Mindfulness — the practice of staying attuned to what’s happening in the present moment — is a bonafide health trend right now, and for good reason. Research suggests it can reduce stress, help with problem drinking, lower blood sugar levels and help people succeed at work. Now, according to a new study, it may even help you become a nicer person.
The research, published in the Journal of Experimental Psychology, found that mindfulness training inspired people to be kinder and more empathetic to a stranger who had been ostracized during a simulated online scenario.
“When people witness someone being victimized, it’s really common for us to get distressed by it,” says study author Daniel Berry, an assistant professor of psychology at California State University San Marcos. But that distress doesn’t always translate into empathy. “Sometimes that upset is displaced so that we’re not feeling upset for the other person; we’re just feeling negatively,” Berry explains. “When that happens, people actually tend to turn away from the person in need.”
In the study, “the folks who received mindfulness instruction seem to be better at regulating their emotions…allowing them to be present for the strangers they were witnessing being victimized.”
The study consisted of four experiments, each with roughly 100-150 people enrolled. In most experiments, about half of the group was led through an audio-recorded guided meditation meant to help them stay present, while the others either received no training or an attention-focused audio training. Next, people played a computer game in which four characters, including one controlled by the person in the study, tossed balls back and forth. Study participants were told that each character was controlled by a person — but in reality, all of the other characters were automated.

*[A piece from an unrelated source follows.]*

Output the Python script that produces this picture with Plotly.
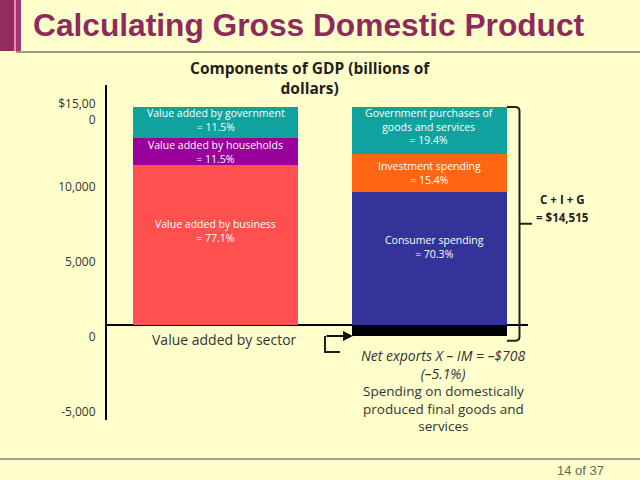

In the first phase of the game, the computer was programmed to exclude one player after they received two tosses, leaving them to stand by and watch as the others played out the rest of the round. The goal of the study, Berry explains, was to see how people responded to the exclusion of a stranger, and to determine whether mindfulness changed their reactions in any way.
The researchers observed marked increases in empathetic behavior among players who did mindfulness training before beginning the game, compared to people who did attention training or no training at all, Berry says. While everyone in the study was able to identify the ostracized character, players who had undergone mindfulness training showed more concern for that person and were more likely to compensate for their exclusion with extra tosses during the next round, or with kind words in a post-game follow-up email.
“All four studies seemed to converge to suggest that they felt concern for the person in need, rather than feeling outraged at the people who were perpetrating the victimization,” Berry says. “They weren’t feeling negatively for themselves. They were specifically concerned for the other person, and this was specific to the mindfulness condition.”
While the findings can’t be extrapolated beyond online scenarios, Berry says past research has shown that mindfulness can increase kindness during in-person interactions as well. Why the practice is so powerful isn’t totally clear, but Berry says it may have something to do with how it “starkly contrasts our everyday ways of thinking, feeling and behaving.”
“Most of the time, we operate on automatic pilot without much awareness of what we are doing, why we are doing it or how our thoughts, feelings and other external stimuli are influencing our behavior,” Berry says. “I think training in mindfulness can break us from this automatic way of thinking about others and widen our circles for whom we show kindness.”